# AIM
Repeat each line of the material below exactly as it appears, minus any pictures.
═══ AVAILABLE DATA
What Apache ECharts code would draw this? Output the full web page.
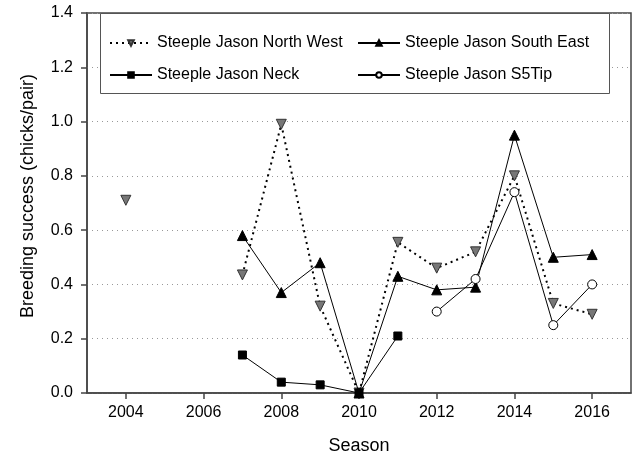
<!DOCTYPE html>
<html>
<head>
<meta charset="utf-8">
<script src="https://cdn.jsdelivr.net/npm/echarts@6/dist/echarts.min.js"></script>
<style>html,body{margin:0;padding:0;background:#fff}#c{width:633px;height:461px}</style>
</head>
<body>
<div id="c"></div>
<script>
const years = [2004, 2005, 2006, 2007, 2008, 2009, 2010, 2011, 2012, 2013, 2014, 2015, 2016];
const northWest = [0.71, null, null, 0.435, 0.99, 0.32, 0.0, 0.555, 0.46, 0.52, 0.80, 0.33, 0.29];
const southEast = [null, null, null, 0.58, 0.37, 0.48, 0.0, 0.43, 0.38, 0.39, 0.95, 0.50, 0.51];
const neck = [null, null, null, 0.14, 0.04, 0.03, 0.0, 0.21, null, null, null, null, null];
const s5Tip = [null, null, null, null, null, null, null, null, 0.30, 0.42, 0.74, 0.25, 0.40];
const xTicks = [2004, 2006, 2008, 2010, 2012, 2014, 2016];
const names = ['Steeple Jason North West', 'Steeple Jason South East', 'Steeple Jason Neck', 'Steeple Jason S5Tip'];

const pairs = arr => years.map((y, i) => [y, arr[i]]);
const FONT = 'Liberation Sans, Arial, sans-serif';

const chart = echarts.init(document.getElementById('c'), null, {renderer: 'canvas'});
const legendBase = {
  orient: 'vertical', top: 30, itemWidth: 42, itemHeight: 7, itemGap: 16, z: 5,
  textStyle: {fontSize: 16, color: '#000', fontFamily: FONT}
};
chart.setOption({
  animation: false,
  backgroundColor: '#fff',
  textStyle: {fontFamily: FONT},
  grid: {left: 87, right: 2, top: 13, bottom: 68, show: true, borderColor: '#444', borderWidth: 1.5, backgroundColor: 'transparent'},
  graphic: [{
    type: 'rect', z: 3, left: 100, top: 13,
    shape: {width: 509, height: 80},
    style: {fill: '#fff', stroke: '#555', lineWidth: 1}
  }],
  legend: [
    Object.assign({data: [names[0], names[2]], left: 104}, legendBase),
    Object.assign({data: [names[1], names[3]], left: 352}, legendBase)
  ],
  xAxis: {
    type: 'value', min: 2003, max: 2017,
    name: 'Season', nameLocation: 'middle', nameGap: 44,
    nameTextStyle: {fontSize: 18, color: '#000', fontFamily: FONT},
    axisLine: {show: true, lineStyle: {color: '#444', width: 1.5}},
    axisTick: {show: true, length: 6, inside: false, customValues: xTicks, lineStyle: {color: '#444', width: 1.5}},
    axisLabel: {customValues: xTicks, fontSize: 16, color: '#000', margin: 12, fontFamily: FONT, formatter: v => String(v)},
    splitLine: {show: false}
  },
  yAxis: {
    type: 'value', min: 0, max: 1.4, interval: 0.2,
    name: 'Breeding success (chicks/pair)', nameLocation: 'middle', nameGap: 50,
    nameTextStyle: {fontSize: 18, color: '#000', fontFamily: FONT, padding: [0, 0, 0, 14]},
    axisLine: {show: true, lineStyle: {color: '#444', width: 1.5}},
    axisTick: {show: true, length: 6, lineStyle: {color: '#444', width: 1.5}},
    axisLabel: {fontSize: 16, color: '#000', margin: 14, fontFamily: FONT, formatter: v => v.toFixed(1)},
    splitLine: {show: true, lineStyle: {color: '#999', type: [1, 4], width: 1}}
  },
  series: [{
    name: names[0], type: 'line', data: pairs(northWest), z: 3,
    symbol: 'triangle', symbolRotate: 180, symbolSize: 10,
    lineStyle: {color: '#000', width: 2, type: [2, 4]},
    itemStyle: {color: '#777', borderColor: '#333', borderWidth: 1}
  }, {
    name: names[1], type: 'line', data: pairs(southEast), z: 4,
    symbol: 'triangle', symbolSize: 10,
    lineStyle: {color: '#000', width: 1},
    itemStyle: {color: '#000', borderColor: '#000', borderWidth: 1}
  }, {
    name: names[2], type: 'line', data: pairs(neck), z: 6,
    symbol: 'rect', symbolSize: 8,
    lineStyle: {color: '#000', width: 1},
    itemStyle: {color: '#000', borderColor: '#000', borderWidth: 1}
  }, {
    name: names[3], type: 'line', data: pairs(s5Tip), z: 5,
    symbol: 'circle', symbolSize: 9,
    lineStyle: {color: '#000', width: 1},
    itemStyle: {color: '#fff', borderColor: '#000', borderWidth: 1}
  }]
});
</script>
</body>
</html>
══════
# PROBLEM SOLUTION
What Apache ECharts code would draw this? Output the full web page.
<!DOCTYPE html>
<html>
<head>
<meta charset="utf-8">
<script src="https://cdn.jsdelivr.net/npm/echarts@6/dist/echarts.min.js"></script>
<style>html,body{margin:0;padding:0;background:#fff}#c{width:633px;height:461px}</style>
</head>
<body>
<div id="c"></div>
<script>
const years = [2004, 2005, 2006, 2007, 2008, 2009, 2010, 2011, 2012, 2013, 2014, 2015, 2016];
const northWest = [0.71, null, null, 0.435, 0.99, 0.32, 0.0, 0.555, 0.46, 0.52, 0.80, 0.33, 0.29];
const southEast = [null, null, null, 0.58, 0.37, 0.48, 0.0, 0.43, 0.38, 0.39, 0.95, 0.50, 0.51];
const neck = [null, null, null, 0.14, 0.04, 0.03, 0.0, 0.21, null, null, null, null, null];
const s5Tip = [null, null, null, null, null, null, null, null, 0.30, 0.42, 0.74, 0.25, 0.40];
const xTicks = [2004, 2006, 2008, 2010, 2012, 2014, 2016];
const names = ['Steeple Jason North West', 'Steeple Jason South East', 'Steeple Jason Neck', 'Steeple Jason S5Tip'];

const pairs = arr => years.map((y, i) => [y, arr[i]]);
const FONT = 'Liberation Sans, Arial, sans-serif';

const chart = echarts.init(document.getElementById('c'), null, {renderer: 'canvas'});
const legendBase = {
  orient: 'vertical', top: 30, itemWidth: 42, itemHeight: 7, itemGap: 16, z: 5,
  textStyle: {fontSize: 16, color: '#000', fontFamily: FONT}
};
chart.setOption({
  animation: false,
  backgroundColor: '#fff',
  textStyle: {fontFamily: FONT},
  grid: {left: 87, right: 2, top: 13, bottom: 68, show: true, borderColor: '#444', borderWidth: 1.5, backgroundColor: 'transparent'},
  graphic: [{
    type: 'rect', z: 3, left: 100, top: 13,
    shape: {width: 509, height: 80},
    style: {fill: '#fff', stroke: '#555', lineWidth: 1}
  }],
  legend: [
    Object.assign({data: [names[0], names[2]], left: 104}, legendBase),
    Object.assign({data: [names[1], names[3]], left: 352}, legendBase)
  ],
  xAxis: {
    type: 'value', min: 2003, max: 2017,
    name: 'Season', nameLocation: 'middle', nameGap: 44,
    nameTextStyle: {fontSize: 18, color: '#000', fontFamily: FONT},
    axisLine: {show: true, lineStyle: {color: '#444', width: 1.5}},
    axisTick: {show: true, length: 6, inside: false, customValues: xTicks, lineStyle: {color: '#444', width: 1.5}},
    axisLabel: {customValues: xTicks, fontSize: 16, color: '#000', margin: 12, fontFamily: FONT, formatter: v => String(v)},
    splitLine: {show: false}
  },
  yAxis: {
    type: 'value', min: 0, max: 1.4, interval: 0.2,
    name: 'Breeding success (chicks/pair)', nameLocation: 'middle', nameGap: 50,
    nameTextStyle: {fontSize: 18, color: '#000', fontFamily: FONT, padding: [0, 0, 0, 14]},
    axisLine: {show: true, lineStyle: {color: '#444', width: 1.5}},
    axisTick: {show: true, length: 6, lineStyle: {color: '#444', width: 1.5}},
    axisLabel: {fontSize: 16, color: '#000', margin: 14, fontFamily: FONT, formatter: v => v.toFixed(1)},
    splitLine: {show: true, lineStyle: {color: '#999', type: [1, 4], width: 1}}
  },
  series: [{
    name: names[0], type: 'line', data: pairs(northWest), z: 3,
    symbol: 'triangle', symbolRotate: 180, symbolSize: 10,
    lineStyle: {color: '#000', width: 2, type: [2, 4]},
    itemStyle: {color: '#777', borderColor: '#333', borderWidth: 1}
  }, {
    name: names[1], type: 'line', data: pairs(southEast), z: 4,
    symbol: 'triangle', symbolSize: 10,
    lineStyle: {color: '#000', width: 1},
    itemStyle: {color: '#000', borderColor: '#000', borderWidth: 1}
  }, {
    name: names[2], type: 'line', data: pairs(neck), z: 6,
    symbol: 'rect', symbolSize: 8,
    lineStyle: {color: '#000', width: 1},
    itemStyle: {color: '#000', borderColor: '#000', borderWidth: 1}
  }, {
    name: names[3], type: 'line', data: pairs(s5Tip), z: 5,
    symbol: 'circle', symbolSize: 9,
    lineStyle: {color: '#000', width: 1},
    itemStyle: {color: '#fff', borderColor: '#000', borderWidth: 1}
  }]
});
</script>
</body>
</html>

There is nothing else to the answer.